Had a problem with a database (surprise!), that contained names. Names were entered by a variety of persons/programs, so we got a lump of stuff like:
DAVID
david
j. wilson
Franklin
...along with last names like:
VAN HORN
Johnson
wilson
None of which looked too good when it came time to print things out for them. While there is an easy method of plain upper-casing things, for things like "j. wilson" it didn't work right. It would upper-case the J, but not the W in "Wilson", same for last names.

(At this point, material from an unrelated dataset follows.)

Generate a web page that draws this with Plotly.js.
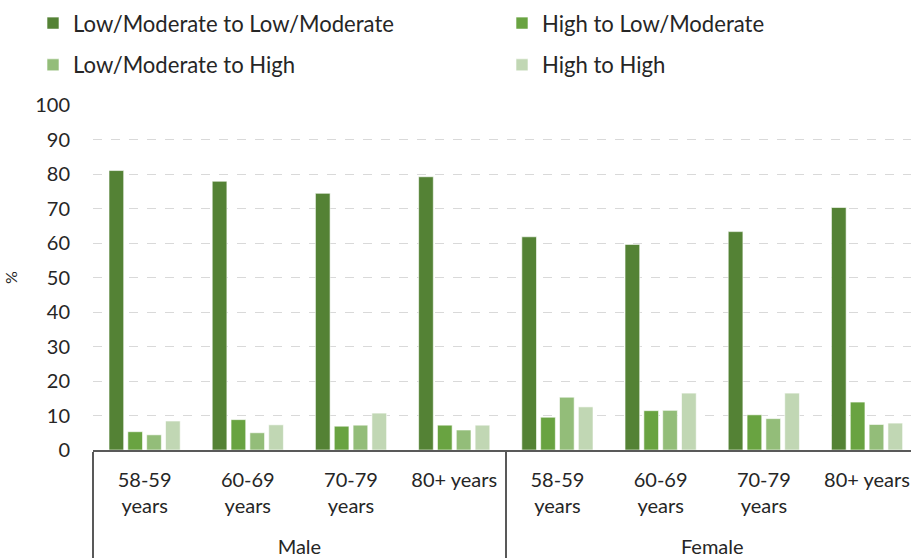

Bang this in to your DB console:
Code:
DELIMITER ||
CREATE FUNCTION `UC_Words`( str VARCHAR(255) ) RETURNS VARCHAR(255)
BEGIN
DECLARE c CHAR(1);
DECLARE s VARCHAR(255);
DECLARE i INT DEFAULT 1;
DECLARE bool INT DEFAULT 1;
DECLARE punct CHAR(17) DEFAULT ' ()[]{},.-_!@;:?/';
SET s = LCASE( str );
WHILE i < LENGTH( str ) DO
BEGIN
SET c = SUBSTRING( s, i, 1 );
IF LOCATE( c, punct ) > 0 THEN
SET bool = 1;
ELSEIF bool=1 THEN
BEGIN
IF c >= 'a' AND c <= 'z' THEN
BEGIN
SET s = CONCAT(LEFT(s,i-1),UCASE(c),SUBSTRING(s,i+1));
SET bool = 0;
END;
ELSEIF c >= '0' AND c <= '9' THEN
SET bool = 0;
END IF;
END;
END IF;
SET i = i+1;
END;
END WHILE;
RETURN s;
END ||
DELIMITER ;
...and run it with something like "update table set firstname = UC_Words(firstname);"
And you'll wind up with "J. Wilson" and "Van Horn". Much nicer.